#### THE DATA:
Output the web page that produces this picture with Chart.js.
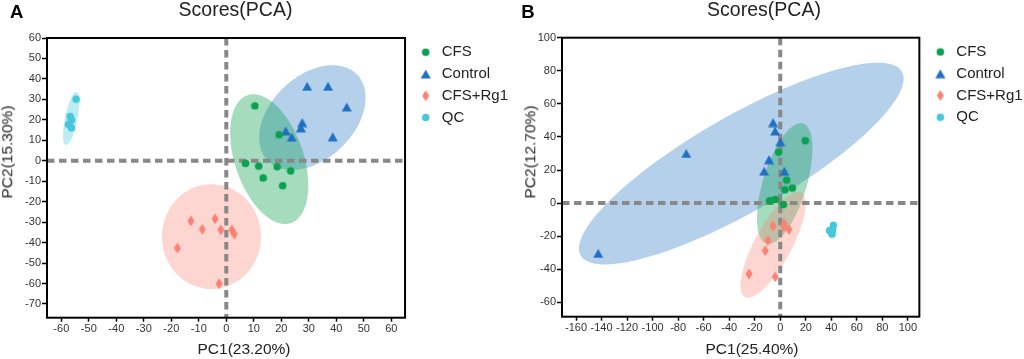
==
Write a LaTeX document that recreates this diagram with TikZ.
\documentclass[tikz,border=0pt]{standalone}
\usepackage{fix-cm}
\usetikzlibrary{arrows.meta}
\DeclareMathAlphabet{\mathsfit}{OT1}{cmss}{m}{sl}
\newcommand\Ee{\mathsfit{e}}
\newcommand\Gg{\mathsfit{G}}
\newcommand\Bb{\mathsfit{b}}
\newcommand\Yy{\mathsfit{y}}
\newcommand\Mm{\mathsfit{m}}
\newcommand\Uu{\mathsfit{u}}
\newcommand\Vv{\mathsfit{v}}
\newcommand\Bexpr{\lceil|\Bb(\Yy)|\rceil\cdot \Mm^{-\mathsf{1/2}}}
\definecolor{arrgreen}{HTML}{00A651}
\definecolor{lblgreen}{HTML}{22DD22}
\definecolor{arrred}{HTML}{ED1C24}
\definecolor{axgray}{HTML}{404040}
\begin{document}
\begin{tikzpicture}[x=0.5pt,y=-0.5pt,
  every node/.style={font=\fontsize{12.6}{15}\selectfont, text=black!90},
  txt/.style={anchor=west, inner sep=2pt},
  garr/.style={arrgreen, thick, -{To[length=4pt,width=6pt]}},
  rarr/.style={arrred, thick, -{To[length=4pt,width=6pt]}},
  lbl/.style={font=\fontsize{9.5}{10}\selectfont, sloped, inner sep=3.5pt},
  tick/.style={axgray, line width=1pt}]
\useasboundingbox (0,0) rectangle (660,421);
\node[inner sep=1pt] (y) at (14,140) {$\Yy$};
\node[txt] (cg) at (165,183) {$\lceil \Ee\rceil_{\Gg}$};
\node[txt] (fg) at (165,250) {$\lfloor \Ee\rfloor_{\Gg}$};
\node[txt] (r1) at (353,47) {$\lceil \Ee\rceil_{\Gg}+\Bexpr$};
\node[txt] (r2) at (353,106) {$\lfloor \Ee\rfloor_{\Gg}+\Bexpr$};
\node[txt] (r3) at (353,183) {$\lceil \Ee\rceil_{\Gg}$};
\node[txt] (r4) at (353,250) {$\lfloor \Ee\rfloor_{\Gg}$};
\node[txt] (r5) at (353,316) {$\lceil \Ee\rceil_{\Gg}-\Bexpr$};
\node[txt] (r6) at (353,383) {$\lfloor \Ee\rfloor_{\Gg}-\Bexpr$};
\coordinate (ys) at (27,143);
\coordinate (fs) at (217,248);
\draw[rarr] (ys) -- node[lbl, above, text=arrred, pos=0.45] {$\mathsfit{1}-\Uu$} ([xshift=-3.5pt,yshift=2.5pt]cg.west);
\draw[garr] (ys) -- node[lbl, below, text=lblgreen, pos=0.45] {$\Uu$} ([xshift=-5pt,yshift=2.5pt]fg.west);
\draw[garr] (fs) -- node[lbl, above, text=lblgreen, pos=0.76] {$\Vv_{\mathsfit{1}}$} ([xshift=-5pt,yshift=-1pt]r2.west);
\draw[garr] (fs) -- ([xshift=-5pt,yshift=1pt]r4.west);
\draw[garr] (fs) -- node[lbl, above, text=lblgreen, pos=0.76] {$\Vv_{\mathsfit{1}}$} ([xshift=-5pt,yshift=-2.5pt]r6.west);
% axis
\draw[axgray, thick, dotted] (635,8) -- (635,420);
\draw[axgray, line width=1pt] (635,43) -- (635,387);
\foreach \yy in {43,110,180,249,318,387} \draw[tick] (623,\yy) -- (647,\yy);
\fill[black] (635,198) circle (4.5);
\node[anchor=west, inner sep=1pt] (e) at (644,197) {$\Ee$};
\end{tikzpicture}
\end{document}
---
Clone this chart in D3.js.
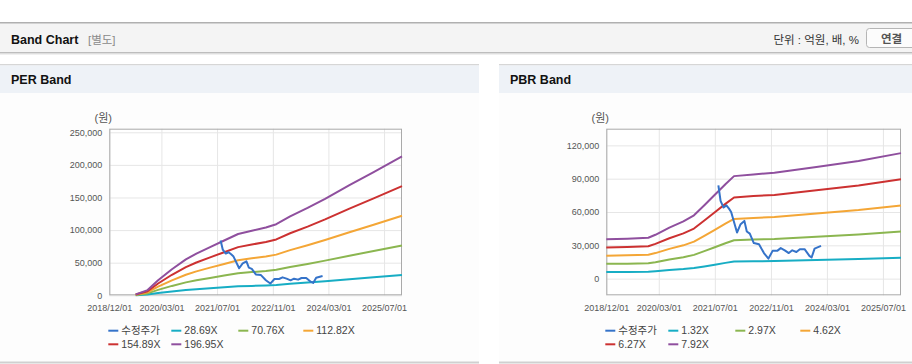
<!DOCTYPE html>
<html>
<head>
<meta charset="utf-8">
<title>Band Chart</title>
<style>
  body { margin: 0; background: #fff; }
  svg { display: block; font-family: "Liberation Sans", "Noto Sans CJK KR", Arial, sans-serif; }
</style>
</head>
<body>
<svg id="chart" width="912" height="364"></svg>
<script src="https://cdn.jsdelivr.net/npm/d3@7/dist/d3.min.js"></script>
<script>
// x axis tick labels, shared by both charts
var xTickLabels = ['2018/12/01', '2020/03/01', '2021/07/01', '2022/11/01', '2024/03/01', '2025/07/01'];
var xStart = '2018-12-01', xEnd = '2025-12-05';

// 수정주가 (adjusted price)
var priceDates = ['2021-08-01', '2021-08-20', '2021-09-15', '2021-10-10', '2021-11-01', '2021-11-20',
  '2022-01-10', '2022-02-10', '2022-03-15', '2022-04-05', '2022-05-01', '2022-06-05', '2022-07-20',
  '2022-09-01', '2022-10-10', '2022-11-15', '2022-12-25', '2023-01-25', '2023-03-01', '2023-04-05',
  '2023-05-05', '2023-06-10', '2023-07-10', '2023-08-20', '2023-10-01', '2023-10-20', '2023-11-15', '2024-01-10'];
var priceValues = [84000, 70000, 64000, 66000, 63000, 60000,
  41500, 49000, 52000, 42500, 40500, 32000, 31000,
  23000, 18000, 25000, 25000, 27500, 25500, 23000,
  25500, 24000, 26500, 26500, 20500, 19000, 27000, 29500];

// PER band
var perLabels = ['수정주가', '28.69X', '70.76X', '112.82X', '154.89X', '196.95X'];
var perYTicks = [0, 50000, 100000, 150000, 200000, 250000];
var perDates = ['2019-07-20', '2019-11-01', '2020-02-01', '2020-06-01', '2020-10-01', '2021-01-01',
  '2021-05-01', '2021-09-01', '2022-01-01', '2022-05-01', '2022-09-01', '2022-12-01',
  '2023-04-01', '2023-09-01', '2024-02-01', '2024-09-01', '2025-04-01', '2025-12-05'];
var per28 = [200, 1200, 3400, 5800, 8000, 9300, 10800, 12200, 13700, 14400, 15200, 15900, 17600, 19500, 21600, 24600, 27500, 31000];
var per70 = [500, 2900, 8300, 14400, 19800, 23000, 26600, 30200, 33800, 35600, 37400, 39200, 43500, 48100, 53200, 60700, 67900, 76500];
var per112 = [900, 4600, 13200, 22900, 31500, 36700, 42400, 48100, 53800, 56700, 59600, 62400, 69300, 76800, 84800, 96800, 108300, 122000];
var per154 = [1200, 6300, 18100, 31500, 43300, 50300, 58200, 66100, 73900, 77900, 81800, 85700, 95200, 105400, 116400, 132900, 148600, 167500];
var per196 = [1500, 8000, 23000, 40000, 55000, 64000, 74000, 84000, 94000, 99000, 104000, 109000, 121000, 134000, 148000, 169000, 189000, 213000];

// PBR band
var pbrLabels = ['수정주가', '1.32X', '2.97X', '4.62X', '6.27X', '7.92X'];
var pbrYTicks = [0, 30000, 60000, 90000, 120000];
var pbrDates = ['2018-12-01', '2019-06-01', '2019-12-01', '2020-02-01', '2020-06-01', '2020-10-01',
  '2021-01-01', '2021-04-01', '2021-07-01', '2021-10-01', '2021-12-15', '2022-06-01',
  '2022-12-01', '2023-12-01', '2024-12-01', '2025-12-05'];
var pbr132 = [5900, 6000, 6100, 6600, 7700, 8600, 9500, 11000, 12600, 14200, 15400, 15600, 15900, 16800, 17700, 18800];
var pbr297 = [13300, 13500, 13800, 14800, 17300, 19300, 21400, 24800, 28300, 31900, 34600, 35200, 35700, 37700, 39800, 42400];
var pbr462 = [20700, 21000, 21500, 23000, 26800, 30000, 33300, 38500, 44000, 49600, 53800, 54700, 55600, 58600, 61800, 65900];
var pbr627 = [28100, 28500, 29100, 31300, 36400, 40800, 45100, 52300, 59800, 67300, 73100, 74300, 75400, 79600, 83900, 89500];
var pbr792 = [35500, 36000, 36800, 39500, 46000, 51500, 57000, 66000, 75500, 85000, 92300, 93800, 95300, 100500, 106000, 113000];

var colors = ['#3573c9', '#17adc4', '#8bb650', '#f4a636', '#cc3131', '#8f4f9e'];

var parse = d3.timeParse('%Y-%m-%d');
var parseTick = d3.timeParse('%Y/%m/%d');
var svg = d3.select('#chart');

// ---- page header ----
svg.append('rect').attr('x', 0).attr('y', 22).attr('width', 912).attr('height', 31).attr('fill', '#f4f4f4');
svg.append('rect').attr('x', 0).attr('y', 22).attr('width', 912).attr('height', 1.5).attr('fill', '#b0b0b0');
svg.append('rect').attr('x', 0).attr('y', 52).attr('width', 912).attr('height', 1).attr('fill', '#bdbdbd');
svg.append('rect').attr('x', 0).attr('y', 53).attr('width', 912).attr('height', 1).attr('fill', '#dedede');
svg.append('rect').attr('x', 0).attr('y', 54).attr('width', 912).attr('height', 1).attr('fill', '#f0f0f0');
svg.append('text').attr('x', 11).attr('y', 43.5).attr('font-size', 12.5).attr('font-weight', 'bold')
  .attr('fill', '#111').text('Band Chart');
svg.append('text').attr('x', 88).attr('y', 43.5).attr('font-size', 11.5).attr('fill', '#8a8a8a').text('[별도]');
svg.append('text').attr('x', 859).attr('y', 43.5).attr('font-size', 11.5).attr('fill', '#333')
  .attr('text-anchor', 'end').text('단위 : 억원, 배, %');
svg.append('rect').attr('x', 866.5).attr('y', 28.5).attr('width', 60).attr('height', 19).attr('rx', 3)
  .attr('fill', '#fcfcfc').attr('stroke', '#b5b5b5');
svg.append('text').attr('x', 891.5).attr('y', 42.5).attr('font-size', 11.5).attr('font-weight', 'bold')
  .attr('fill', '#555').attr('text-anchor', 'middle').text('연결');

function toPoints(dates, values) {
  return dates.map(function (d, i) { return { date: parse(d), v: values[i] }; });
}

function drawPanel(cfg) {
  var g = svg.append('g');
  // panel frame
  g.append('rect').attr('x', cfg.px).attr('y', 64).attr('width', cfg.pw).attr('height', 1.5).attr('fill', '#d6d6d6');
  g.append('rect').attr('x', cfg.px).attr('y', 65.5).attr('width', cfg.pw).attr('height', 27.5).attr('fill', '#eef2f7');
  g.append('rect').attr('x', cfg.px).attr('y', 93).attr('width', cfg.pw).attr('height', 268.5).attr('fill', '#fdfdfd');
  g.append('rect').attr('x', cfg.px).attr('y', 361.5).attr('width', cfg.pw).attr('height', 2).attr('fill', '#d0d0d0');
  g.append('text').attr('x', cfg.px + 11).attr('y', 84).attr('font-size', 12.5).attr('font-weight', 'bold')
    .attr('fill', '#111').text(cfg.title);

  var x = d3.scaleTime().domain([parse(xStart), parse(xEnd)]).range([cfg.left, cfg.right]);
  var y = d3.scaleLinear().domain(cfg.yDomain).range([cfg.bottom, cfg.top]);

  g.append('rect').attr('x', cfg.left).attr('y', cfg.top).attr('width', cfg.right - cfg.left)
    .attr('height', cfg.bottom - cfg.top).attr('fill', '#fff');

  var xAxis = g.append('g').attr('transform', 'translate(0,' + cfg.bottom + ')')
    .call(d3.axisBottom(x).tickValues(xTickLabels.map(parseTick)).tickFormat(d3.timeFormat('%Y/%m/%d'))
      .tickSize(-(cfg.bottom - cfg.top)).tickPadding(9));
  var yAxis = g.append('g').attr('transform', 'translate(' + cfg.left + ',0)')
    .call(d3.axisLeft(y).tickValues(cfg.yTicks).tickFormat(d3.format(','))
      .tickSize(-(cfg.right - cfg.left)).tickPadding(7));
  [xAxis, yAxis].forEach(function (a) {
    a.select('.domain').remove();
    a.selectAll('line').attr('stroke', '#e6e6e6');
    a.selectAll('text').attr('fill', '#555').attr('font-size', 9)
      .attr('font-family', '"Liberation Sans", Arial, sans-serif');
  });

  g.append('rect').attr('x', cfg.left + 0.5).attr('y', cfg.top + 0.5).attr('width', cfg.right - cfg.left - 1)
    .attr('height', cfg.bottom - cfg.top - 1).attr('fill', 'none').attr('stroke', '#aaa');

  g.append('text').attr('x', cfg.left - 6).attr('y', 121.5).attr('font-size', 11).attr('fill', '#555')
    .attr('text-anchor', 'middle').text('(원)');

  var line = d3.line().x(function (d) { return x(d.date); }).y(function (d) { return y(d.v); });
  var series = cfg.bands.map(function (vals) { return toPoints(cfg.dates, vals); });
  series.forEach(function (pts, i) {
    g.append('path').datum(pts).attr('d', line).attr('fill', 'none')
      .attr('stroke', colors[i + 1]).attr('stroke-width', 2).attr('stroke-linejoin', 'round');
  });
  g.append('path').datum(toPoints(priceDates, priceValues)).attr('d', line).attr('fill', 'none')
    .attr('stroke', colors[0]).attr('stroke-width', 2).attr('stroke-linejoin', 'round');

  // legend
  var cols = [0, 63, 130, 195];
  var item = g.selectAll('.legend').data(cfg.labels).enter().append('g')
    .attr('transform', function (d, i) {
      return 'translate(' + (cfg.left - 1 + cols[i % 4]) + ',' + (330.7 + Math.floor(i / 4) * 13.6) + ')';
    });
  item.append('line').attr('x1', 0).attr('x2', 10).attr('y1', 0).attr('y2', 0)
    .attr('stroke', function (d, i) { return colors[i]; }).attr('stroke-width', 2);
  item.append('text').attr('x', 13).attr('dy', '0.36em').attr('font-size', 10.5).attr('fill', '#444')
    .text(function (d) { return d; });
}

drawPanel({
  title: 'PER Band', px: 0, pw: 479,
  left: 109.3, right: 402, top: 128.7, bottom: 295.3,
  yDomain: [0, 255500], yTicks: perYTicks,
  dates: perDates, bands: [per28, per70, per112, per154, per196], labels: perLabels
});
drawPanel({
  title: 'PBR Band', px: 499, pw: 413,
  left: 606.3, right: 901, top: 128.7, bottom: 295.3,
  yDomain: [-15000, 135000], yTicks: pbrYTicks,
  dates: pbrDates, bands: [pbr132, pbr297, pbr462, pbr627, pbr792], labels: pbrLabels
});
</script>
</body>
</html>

#### EXERCISE AIM:
Copy each line of the preceding data that contains the string "this".

#### TASK RESULT:
Output the web page that produces this picture with Chart.js.
Write a LaTeX document that recreates this diagram with TikZ.
Clone this chart in D3.js.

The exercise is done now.